In 1967 he was banned as an undesirable from England where he had been working for a London casino.

Denying that he had any associations with underworld figures beyond occasional acquaintanceship, Mr. Raft explained his reputed familiarity with some raffish characters by citing the circumstances of his upbringing in Manhattan's notorious Hell's Kitchen neighborhood.

"We were taught to be nice to everybody," he said, "to say hello to everybody. If a guy introduced himself to me as 'Sleep-Out Louie,' I'd say 'Hello, Sleep-Out Louie.' What was I supposed to do? I danced in nightclubs for 15 years and I met a lot of people."
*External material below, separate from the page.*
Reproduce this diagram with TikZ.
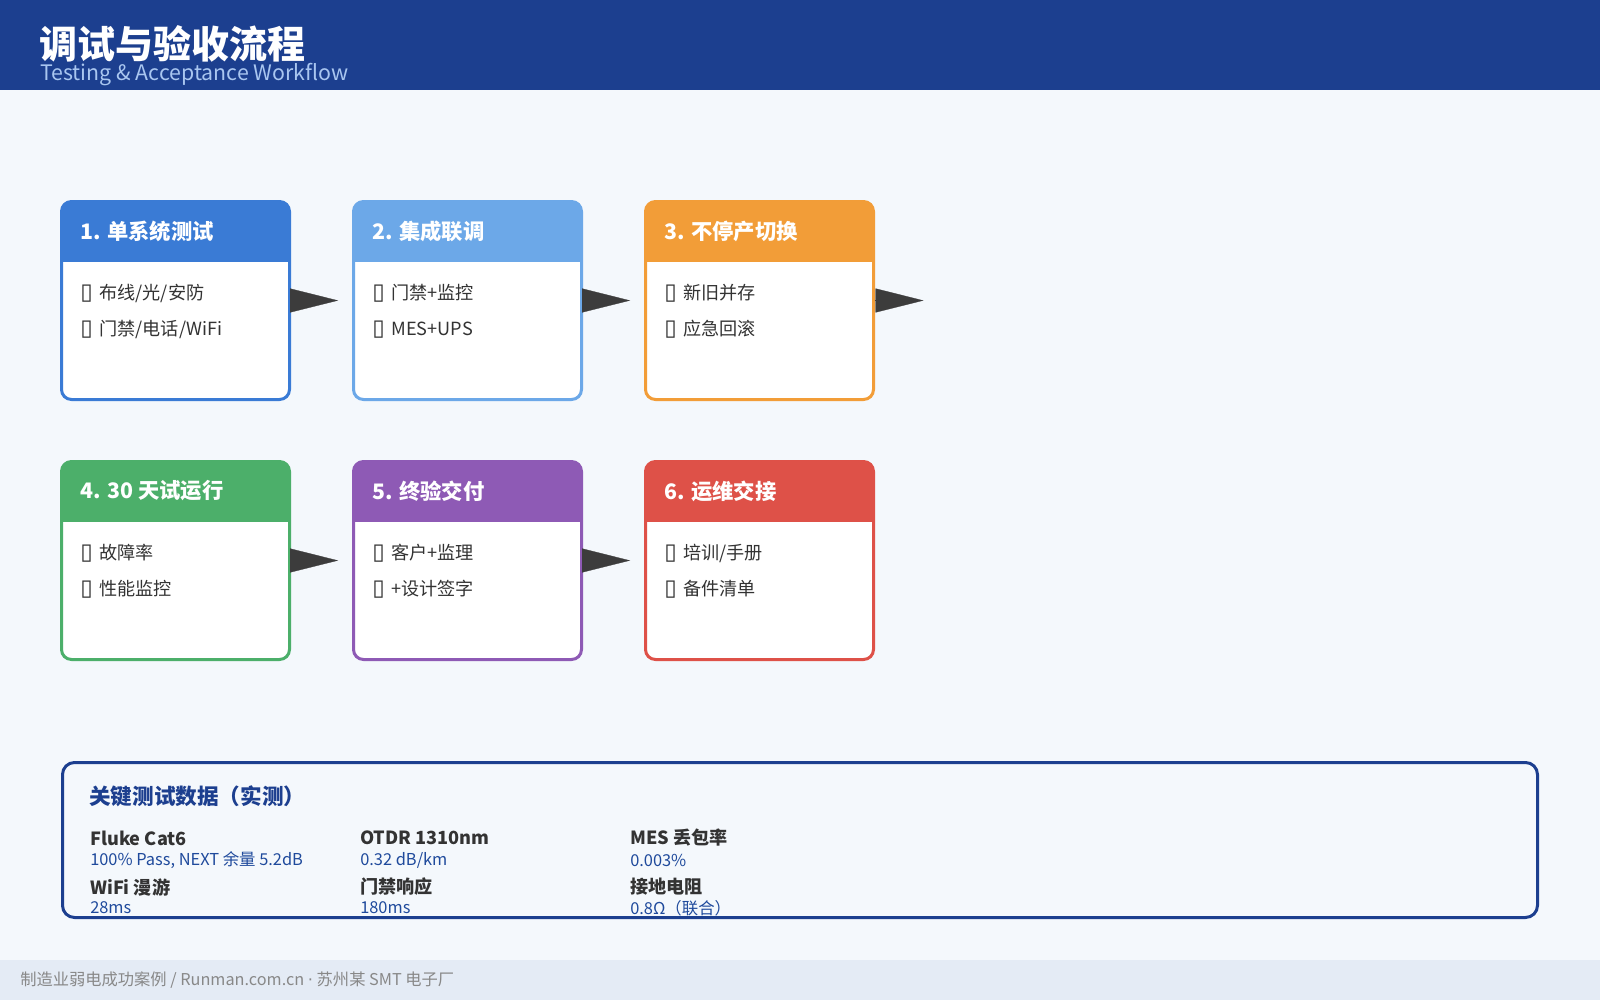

Before embarking on his successful career as a nightclub dancer, the 5-foot, 9-inch Mr. Raft had been a bantam-weight boxer, who admitted to being knocked out seven times in 17 bouts, and, for two seasons, a minor league baseball outfielder who hit no better than .240.

In "Taxi," his first Hollywood movie, he was cast, appropriately enough, as a dance contest winner, and soon, with his slick, dark hair and heavy-lidded dark eyes, he was being considered as a possible successor to Rudolph Valentino.

After gaining stardom in the 1930s, he also was tagged in the studios as stubborn and hard to handle. A high school dropout, he claimed he was only trying to avoid roles for which he would inspire only ridicule.

Although not himself a true tough guy, he said, he played those roles because "that's the only way the public would accept me."

The money he earned in such films as "They Drive By Night" -- a minor classic -- and "Rogue Cop," "Loan Shark," "I'll Get You" and "Outpost in Morocco" brought years of high living, horse betting and handouts to supplicating strangers.

A lot also went to his wife, the former Grayce Mulrooney, from whom he was estranged shortly after their 1923 marriage. There were no children.

His wife died in 1970.

Most recently he had been a goodwill ambassador for a Las Vegas hotel. But of the fortune he had made, little or nothing left. "I wish I knew where it all went," he said.